*WHAT IS ASKED*: Pictures within the data are to be left out; everything else must be reproduced exactly.
----
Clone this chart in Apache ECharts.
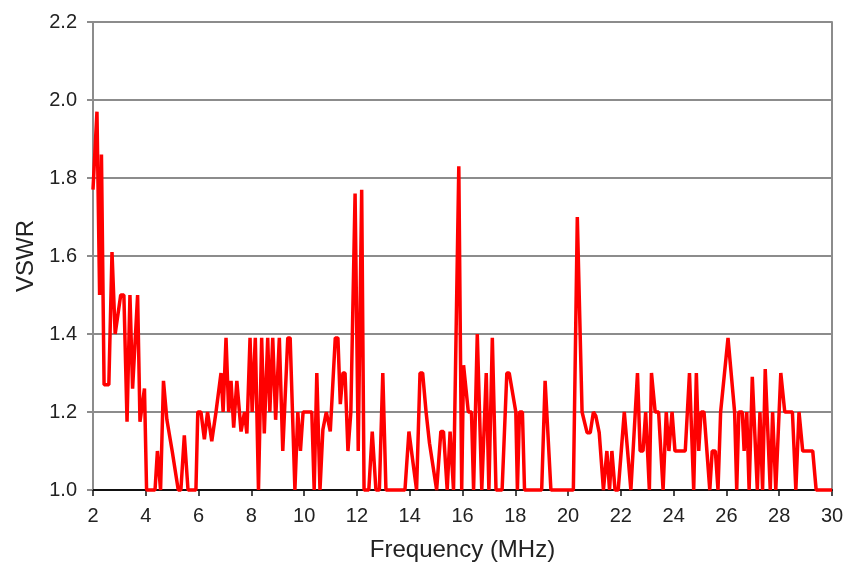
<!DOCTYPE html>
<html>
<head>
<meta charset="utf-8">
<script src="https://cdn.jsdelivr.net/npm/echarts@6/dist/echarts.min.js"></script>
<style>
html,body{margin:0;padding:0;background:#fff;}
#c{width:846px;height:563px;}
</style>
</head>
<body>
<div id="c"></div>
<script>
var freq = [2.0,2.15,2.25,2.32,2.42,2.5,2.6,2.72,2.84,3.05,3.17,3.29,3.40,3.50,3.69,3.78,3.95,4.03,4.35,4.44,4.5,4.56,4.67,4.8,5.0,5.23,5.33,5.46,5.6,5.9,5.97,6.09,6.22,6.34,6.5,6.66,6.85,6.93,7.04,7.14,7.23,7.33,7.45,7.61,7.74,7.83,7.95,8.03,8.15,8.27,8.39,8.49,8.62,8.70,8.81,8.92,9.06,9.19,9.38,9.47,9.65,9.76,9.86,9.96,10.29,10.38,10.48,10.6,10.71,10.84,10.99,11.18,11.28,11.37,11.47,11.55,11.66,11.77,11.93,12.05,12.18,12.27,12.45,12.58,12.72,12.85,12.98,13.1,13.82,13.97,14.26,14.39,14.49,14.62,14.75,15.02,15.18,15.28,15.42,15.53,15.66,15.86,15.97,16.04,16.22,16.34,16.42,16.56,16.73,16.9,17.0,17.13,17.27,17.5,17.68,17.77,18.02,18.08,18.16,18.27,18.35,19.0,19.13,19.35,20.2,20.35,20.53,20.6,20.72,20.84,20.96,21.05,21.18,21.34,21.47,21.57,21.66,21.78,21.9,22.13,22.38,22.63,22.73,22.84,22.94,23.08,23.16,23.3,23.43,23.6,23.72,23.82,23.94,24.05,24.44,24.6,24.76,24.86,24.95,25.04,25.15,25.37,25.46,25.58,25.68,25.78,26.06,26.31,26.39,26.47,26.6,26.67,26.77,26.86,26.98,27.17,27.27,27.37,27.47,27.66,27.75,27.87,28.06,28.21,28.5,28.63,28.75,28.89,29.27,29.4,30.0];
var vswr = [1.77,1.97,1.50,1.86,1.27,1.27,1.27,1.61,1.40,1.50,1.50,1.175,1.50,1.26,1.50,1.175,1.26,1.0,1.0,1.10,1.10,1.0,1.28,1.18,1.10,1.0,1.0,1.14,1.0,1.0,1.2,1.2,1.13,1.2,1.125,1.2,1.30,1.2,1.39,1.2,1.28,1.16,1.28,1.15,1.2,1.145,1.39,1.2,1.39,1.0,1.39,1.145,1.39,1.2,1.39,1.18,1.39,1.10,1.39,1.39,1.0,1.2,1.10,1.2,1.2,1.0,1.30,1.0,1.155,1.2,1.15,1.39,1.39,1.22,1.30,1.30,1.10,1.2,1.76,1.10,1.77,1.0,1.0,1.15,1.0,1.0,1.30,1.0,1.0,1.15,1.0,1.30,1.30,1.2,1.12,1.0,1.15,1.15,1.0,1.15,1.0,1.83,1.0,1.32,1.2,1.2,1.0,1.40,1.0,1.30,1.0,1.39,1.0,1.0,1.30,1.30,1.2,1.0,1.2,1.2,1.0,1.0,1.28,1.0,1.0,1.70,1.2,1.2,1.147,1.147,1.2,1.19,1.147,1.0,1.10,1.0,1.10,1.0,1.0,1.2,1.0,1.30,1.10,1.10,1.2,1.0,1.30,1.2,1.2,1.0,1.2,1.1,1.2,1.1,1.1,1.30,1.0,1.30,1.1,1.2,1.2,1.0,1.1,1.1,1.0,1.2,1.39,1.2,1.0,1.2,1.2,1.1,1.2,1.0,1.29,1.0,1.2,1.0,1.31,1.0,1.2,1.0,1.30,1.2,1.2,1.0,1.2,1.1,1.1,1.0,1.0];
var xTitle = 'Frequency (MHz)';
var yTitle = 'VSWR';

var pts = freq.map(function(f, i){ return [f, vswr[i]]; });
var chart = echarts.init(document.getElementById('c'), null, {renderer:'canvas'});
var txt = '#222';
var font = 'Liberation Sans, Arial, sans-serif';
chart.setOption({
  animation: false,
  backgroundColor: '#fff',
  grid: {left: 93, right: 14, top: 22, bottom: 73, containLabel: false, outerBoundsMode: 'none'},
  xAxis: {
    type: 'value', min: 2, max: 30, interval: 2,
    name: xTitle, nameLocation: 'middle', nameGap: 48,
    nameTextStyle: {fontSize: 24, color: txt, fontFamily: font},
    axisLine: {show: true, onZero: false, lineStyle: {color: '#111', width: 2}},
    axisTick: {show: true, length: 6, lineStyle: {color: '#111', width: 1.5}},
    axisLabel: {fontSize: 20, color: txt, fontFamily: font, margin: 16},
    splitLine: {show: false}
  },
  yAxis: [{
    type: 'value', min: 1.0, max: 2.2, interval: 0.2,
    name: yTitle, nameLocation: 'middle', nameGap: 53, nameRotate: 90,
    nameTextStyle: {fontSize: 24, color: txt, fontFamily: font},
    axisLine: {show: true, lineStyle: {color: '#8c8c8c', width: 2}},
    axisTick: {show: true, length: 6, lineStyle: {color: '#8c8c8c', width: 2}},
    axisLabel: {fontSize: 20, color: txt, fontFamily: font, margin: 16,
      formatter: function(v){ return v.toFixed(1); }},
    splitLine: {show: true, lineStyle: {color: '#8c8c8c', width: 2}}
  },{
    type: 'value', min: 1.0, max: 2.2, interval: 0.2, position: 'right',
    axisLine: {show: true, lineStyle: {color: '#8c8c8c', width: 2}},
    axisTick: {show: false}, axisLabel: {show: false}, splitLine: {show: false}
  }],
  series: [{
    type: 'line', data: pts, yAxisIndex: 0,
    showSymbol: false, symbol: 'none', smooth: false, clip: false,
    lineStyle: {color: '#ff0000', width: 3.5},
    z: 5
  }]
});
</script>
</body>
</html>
----
*SOLUTION TO THE EXERCISE*:
Clone this chart in Apache ECharts.
<!DOCTYPE html>
<html>
<head>
<meta charset="utf-8">
<script src="https://cdn.jsdelivr.net/npm/echarts@6/dist/echarts.min.js"></script>
<style>
html,body{margin:0;padding:0;background:#fff;}
#c{width:846px;height:563px;}
</style>
</head>
<body>
<div id="c"></div>
<script>
var freq = [2.0,2.15,2.25,2.32,2.42,2.5,2.6,2.72,2.84,3.05,3.17,3.29,3.40,3.50,3.69,3.78,3.95,4.03,4.35,4.44,4.5,4.56,4.67,4.8,5.0,5.23,5.33,5.46,5.6,5.9,5.97,6.09,6.22,6.34,6.5,6.66,6.85,6.93,7.04,7.14,7.23,7.33,7.45,7.61,7.74,7.83,7.95,8.03,8.15,8.27,8.39,8.49,8.62,8.70,8.81,8.92,9.06,9.19,9.38,9.47,9.65,9.76,9.86,9.96,10.29,10.38,10.48,10.6,10.71,10.84,10.99,11.18,11.28,11.37,11.47,11.55,11.66,11.77,11.93,12.05,12.18,12.27,12.45,12.58,12.72,12.85,12.98,13.1,13.82,13.97,14.26,14.39,14.49,14.62,14.75,15.02,15.18,15.28,15.42,15.53,15.66,15.86,15.97,16.04,16.22,16.34,16.42,16.56,16.73,16.9,17.0,17.13,17.27,17.5,17.68,17.77,18.02,18.08,18.16,18.27,18.35,19.0,19.13,19.35,20.2,20.35,20.53,20.6,20.72,20.84,20.96,21.05,21.18,21.34,21.47,21.57,21.66,21.78,21.9,22.13,22.38,22.63,22.73,22.84,22.94,23.08,23.16,23.3,23.43,23.6,23.72,23.82,23.94,24.05,24.44,24.6,24.76,24.86,24.95,25.04,25.15,25.37,25.46,25.58,25.68,25.78,26.06,26.31,26.39,26.47,26.6,26.67,26.77,26.86,26.98,27.17,27.27,27.37,27.47,27.66,27.75,27.87,28.06,28.21,28.5,28.63,28.75,28.89,29.27,29.4,30.0];
var vswr = [1.77,1.97,1.50,1.86,1.27,1.27,1.27,1.61,1.40,1.50,1.50,1.175,1.50,1.26,1.50,1.175,1.26,1.0,1.0,1.10,1.10,1.0,1.28,1.18,1.10,1.0,1.0,1.14,1.0,1.0,1.2,1.2,1.13,1.2,1.125,1.2,1.30,1.2,1.39,1.2,1.28,1.16,1.28,1.15,1.2,1.145,1.39,1.2,1.39,1.0,1.39,1.145,1.39,1.2,1.39,1.18,1.39,1.10,1.39,1.39,1.0,1.2,1.10,1.2,1.2,1.0,1.30,1.0,1.155,1.2,1.15,1.39,1.39,1.22,1.30,1.30,1.10,1.2,1.76,1.10,1.77,1.0,1.0,1.15,1.0,1.0,1.30,1.0,1.0,1.15,1.0,1.30,1.30,1.2,1.12,1.0,1.15,1.15,1.0,1.15,1.0,1.83,1.0,1.32,1.2,1.2,1.0,1.40,1.0,1.30,1.0,1.39,1.0,1.0,1.30,1.30,1.2,1.0,1.2,1.2,1.0,1.0,1.28,1.0,1.0,1.70,1.2,1.2,1.147,1.147,1.2,1.19,1.147,1.0,1.10,1.0,1.10,1.0,1.0,1.2,1.0,1.30,1.10,1.10,1.2,1.0,1.30,1.2,1.2,1.0,1.2,1.1,1.2,1.1,1.1,1.30,1.0,1.30,1.1,1.2,1.2,1.0,1.1,1.1,1.0,1.2,1.39,1.2,1.0,1.2,1.2,1.1,1.2,1.0,1.29,1.0,1.2,1.0,1.31,1.0,1.2,1.0,1.30,1.2,1.2,1.0,1.2,1.1,1.1,1.0,1.0];
var xTitle = 'Frequency (MHz)';
var yTitle = 'VSWR';

var pts = freq.map(function(f, i){ return [f, vswr[i]]; });
var chart = echarts.init(document.getElementById('c'), null, {renderer:'canvas'});
var txt = '#222';
var font = 'Liberation Sans, Arial, sans-serif';
chart.setOption({
  animation: false,
  backgroundColor: '#fff',
  grid: {left: 93, right: 14, top: 22, bottom: 73, containLabel: false, outerBoundsMode: 'none'},
  xAxis: {
    type: 'value', min: 2, max: 30, interval: 2,
    name: xTitle, nameLocation: 'middle', nameGap: 48,
    nameTextStyle: {fontSize: 24, color: txt, fontFamily: font},
    axisLine: {show: true, onZero: false, lineStyle: {color: '#111', width: 2}},
    axisTick: {show: true, length: 6, lineStyle: {color: '#111', width: 1.5}},
    axisLabel: {fontSize: 20, color: txt, fontFamily: font, margin: 16},
    splitLine: {show: false}
  },
  yAxis: [{
    type: 'value', min: 1.0, max: 2.2, interval: 0.2,
    name: yTitle, nameLocation: 'middle', nameGap: 53, nameRotate: 90,
    nameTextStyle: {fontSize: 24, color: txt, fontFamily: font},
    axisLine: {show: true, lineStyle: {color: '#8c8c8c', width: 2}},
    axisTick: {show: true, length: 6, lineStyle: {color: '#8c8c8c', width: 2}},
    axisLabel: {fontSize: 20, color: txt, fontFamily: font, margin: 16,
      formatter: function(v){ return v.toFixed(1); }},
    splitLine: {show: true, lineStyle: {color: '#8c8c8c', width: 2}}
  },{
    type: 'value', min: 1.0, max: 2.2, interval: 0.2, position: 'right',
    axisLine: {show: true, lineStyle: {color: '#8c8c8c', width: 2}},
    axisTick: {show: false}, axisLabel: {show: false}, splitLine: {show: false}
  }],
  series: [{
    type: 'line', data: pts, yAxisIndex: 0,
    showSymbol: false, symbol: 'none', smooth: false, clip: false,
    lineStyle: {color: '#ff0000', width: 3.5},
    z: 5
  }]
});
</script>
</body>
</html>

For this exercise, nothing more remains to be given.